Probabilistic graphical models represent joint probability distributions compactly using graph structure where nodes are variables and edges encode conditional independence. This enables efficient representation and inference when the joint distribution would be exponentially large; directed acyclic graphs represent Bayesian networks while undirected graphs represent Markov random fields.
Consider a medical diagnosis system with 50 binary symptoms and 20 possible diseases. The full joint probability distribution over all 70 variables would require storing 2^70 entries — more than a billion billion values. Yet most symptoms are conditionally independent given the underlying disease: once you know the patient has the flu, whether they have a runny nose tells you nothing new about whether they also have a fever. Probabilistic graphical models (PGMs) exploit exactly this kind of conditional independence structure to represent joint distributions compactly. Instead of enumerating every possible combination, a PGM encodes which variables directly influence which others, and the joint distribution factorizes into a product of small local functions.

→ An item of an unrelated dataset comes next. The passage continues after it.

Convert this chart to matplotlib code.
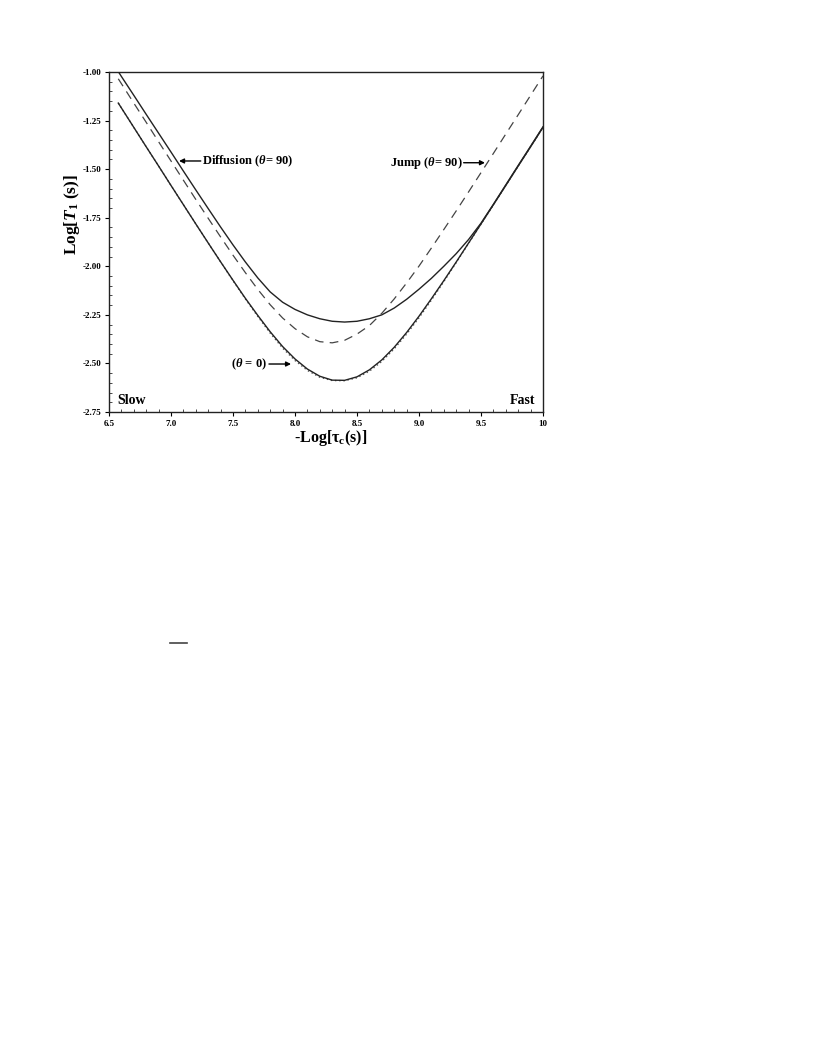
import matplotlib
matplotlib.use("Agg")
import matplotlib.pyplot as plt
from matplotlib.lines import Line2D
from matplotlib.ticker import MultipleLocator, FixedLocator, FixedFormatter

plt.rcParams['font.family'] = ['Liberation Serif', 'DejaVu Serif']
plt.rcParams['font.weight'] = 'bold'
plt.rcParams['mathtext.fontset'] = 'custom'
plt.rcParams['mathtext.rm'] = 'Liberation Serif:bold'
plt.rcParams['mathtext.it'] = 'Liberation Serif:italic:bold'
plt.rcParams['mathtext.bf'] = 'Liberation Serif:bold'

# -Log[tau_c] grid
x_vals = [6.575, 6.6, 6.7, 6.8, 6.9, 7.0, 7.1, 7.2, 7.3, 7.4, 7.5, 7.6, 7.7, 7.8,
          7.9, 8.0, 8.1, 8.2, 8.3, 8.4, 8.5, 8.6, 8.7, 8.8, 8.9, 9.0, 9.1, 9.2,
          9.3, 9.4, 9.5, 9.6, 9.7, 9.8, 9.9, 10.0]

# Diffusion (theta = 90), solid upper
diffusion_90 = [-0.998, -1.023, -1.120, -1.218, -1.315, -1.412, -1.510, -1.607,
                -1.703, -1.798, -1.890, -1.978, -2.060, -2.132, -2.185, -2.222,
                -2.250, -2.270, -2.283, -2.287, -2.283, -2.270, -2.250, -2.215,
                -2.170, -2.118, -2.062, -2.000, -1.935, -1.862, -1.778, -1.681,
                -1.581, -1.481, -1.382, -1.282]

# Jump (theta = 90), dashed
jump_90 = [-1.035, -1.060, -1.160, -1.259, -1.359, -1.458, -1.557, -1.656,
           -1.753, -1.849, -1.943, -2.033, -2.119, -2.198, -2.266, -2.321,
           -2.363, -2.388, -2.394, -2.381, -2.349, -2.305, -2.242, -2.168,
           -2.086, -1.999, -1.906, -1.811, -1.715, -1.617, -1.518, -1.419,
           -1.319, -1.220, -1.120, -1.020]

# theta = 0, solid lower
theta_0 = [-1.160, -1.185, -1.285, -1.385, -1.484, -1.584, -1.683, -1.782,
           -1.880, -1.977, -2.072, -2.165, -2.253, -2.337, -2.413, -2.477,
           -2.529, -2.566, -2.586, -2.587, -2.569, -2.533, -2.482, -2.417,
           -2.341, -2.257, -2.167, -2.074, -1.978, -1.880, -1.782, -1.683,
           -1.584, -1.484, -1.385, -1.285]

# theta = 0 (second model), dotted, nearly coincident
theta_0_dot = [-1.160, -1.185, -1.285, -1.385, -1.484, -1.584, -1.683, -1.782,
               -1.880, -1.977, -2.074, -2.168, -2.258, -2.344, -2.421, -2.485,
               -2.536, -2.571, -2.588, -2.589, -2.574, -2.540, -2.490, -2.425,
               -2.349, -2.265, -2.174, -2.079, -1.981, -1.882, -1.783, -1.684,
               -1.584, -1.484, -1.385, -1.285]

x_ticks = [6.5, 7.0, 7.5, 8.0, 8.5, 9.0, 9.5, 10.0]
x_tick_labels = ['6.5', '7.0', '7.5', '8.0', '8.5', '9.0', '9.5', '10']
y_ticks = [-1.00, -1.25, -1.50, -1.75, -2.00, -2.25, -2.50, -2.75]
y_tick_labels = ['-1.00', '-1.25', '-1.50', '-1.75', '-2.00', '-2.25', '-2.50', '-2.75']

fig = plt.figure(figsize=(8.16, 10.56), dpi=100)
ax = fig.add_axes([109/816, 1-412/1056, 434/816, 340/1056])

ax.plot(x_vals, theta_0_dot, color='#555555', lw=1.0, linestyle=(0, (1, 2)), zorder=2)
ax.plot(x_vals, theta_0, color='#222222', lw=1.0, zorder=3)
ax.plot(x_vals, diffusion_90, color='#222222', lw=1.0, zorder=3)
ln, = ax.plot(x_vals, jump_90, color='#444444', lw=0.9, zorder=3)
ln.set_dashes([7, 5])

ax.set_xlim(6.5, 10.0)
ax.set_ylim(-2.75, -1.00)
ax.xaxis.set_major_locator(FixedLocator(x_ticks))
ax.xaxis.set_major_formatter(FixedFormatter(x_tick_labels))
ax.yaxis.set_major_locator(FixedLocator(y_ticks))
ax.yaxis.set_major_formatter(FixedFormatter(y_tick_labels))
ax.xaxis.set_minor_locator(MultipleLocator(0.1))
ax.yaxis.set_minor_locator(MultipleLocator(0.05))
ax.tick_params(which='major', direction='out', length=3, width=0.8, labelsize=6.5, pad=2.5)
ax.tick_params(which='minor', direction='in', length=2, width=0.5)
for lab in ax.get_xticklabels() + ax.get_yticklabels():
    lab.set_fontweight('bold')
for s in ax.spines.values():
    s.set_linewidth(1.0)
    s.set_color('#222222')

ax.set_xlabel(r'-Log[$\mathrm{\tau}_{\mathrm{c}}$(s)]', fontsize=11.5, fontweight='bold', va='center')
ax.xaxis.set_label_coords((331 - 109) / 434, (412 - 438) / 340)
ax.set_ylabel(r'Log[$T_{\mathrm{1}}$ (s)]', fontsize=12.5, fontweight='bold', va='center')
ax.yaxis.set_label_coords((72 - 109) / 434, (412 - 214) / 340)

arrow = dict(arrowstyle='-|>', lw=1.0, color='k', mutation_scale=7, shrinkA=0, shrinkB=0)
ax.annotate('', xy=(7.065, -1.458), xytext=(7.24, -1.458), arrowprops=arrow)
ax.text(7.25, -1.458, r'Diffusion ($\theta$= 90)', fontsize=9, fontweight='bold', va='center', ha='left')

ax.annotate('', xy=(9.532, -1.467), xytext=(9.36, -1.467), arrowprops=arrow)
ax.text(9.355, -1.467, r'Jump ($\theta$= 90)', fontsize=9, fontweight='bold', va='center', ha='right')

ax.annotate('', xy=(7.968, -2.503), xytext=(7.79, -2.503), arrowprops=arrow)
ax.text(7.775, -2.503, r'($\theta$ = 0)', fontsize=9, fontweight='bold', va='center', ha='right')

ax.text(6.565, -2.692, 'Slow', fontsize=10, fontweight='bold', va='center', ha='left')
ax.text(9.935, -2.692, 'Fast', fontsize=10, fontweight='bold', va='center', ha='right')

fig.add_artist(Line2D([170/816, 187/816], [1-643/1056, 1-643/1056],
                      transform=fig.transFigure, lw=1.2, color='#444444'))

fig.savefig('out.png', dpi=100)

You already know the most important type of PGM from your study of Bayesian networks. A directed graphical model (Bayesian network) uses a directed acyclic graph where each node stores a conditional probability table given only its parents. The joint distribution factorizes as the product of these local conditionals: P(X₁, X₂, ..., Xₙ) = ∏ P(Xᵢ | Parents(Xᵢ)). If each variable has at most k parents and takes d values, storage drops from d^n to n·d^(k+1) — an exponential savings. The graph structure also encodes conditional independence: a variable is conditionally independent of all non-descendants given its parents, which you can read directly from the topology using d-separation.
The second major family is undirected graphical models (Markov random fields), where edges have no direction and the distribution factorizes over cliques — fully connected subsets of nodes. Each clique has a potential function (a non-negative function of the clique's variables), and the joint distribution is proportional to the product of all clique potentials. Unlike Bayesian networks, the potentials are not probabilities and the distribution requires a normalization constant (the partition function). Undirected models naturally express symmetric relationships — pixels in an image influencing their neighbors, or atoms in a molecule affecting nearby atoms — where there is no natural causal direction.
The power of the PGM framework is that once you express a problem as a graph, generic algorithms handle inference and learning regardless of the specific domain. Inference — computing the probability of some variables given observed evidence — uses algorithms like variable elimination, belief propagation, or sampling methods that exploit the graph structure to avoid brute-force summation. The graph tells these algorithms the order in which to combine information, turning an intractable computation into a tractable one. This unifying framework connects Bayesian networks, Markov random fields, hidden Markov models, and many other probabilistic models under a single theoretical roof, where the graph structure is the key that makes reasoning practical.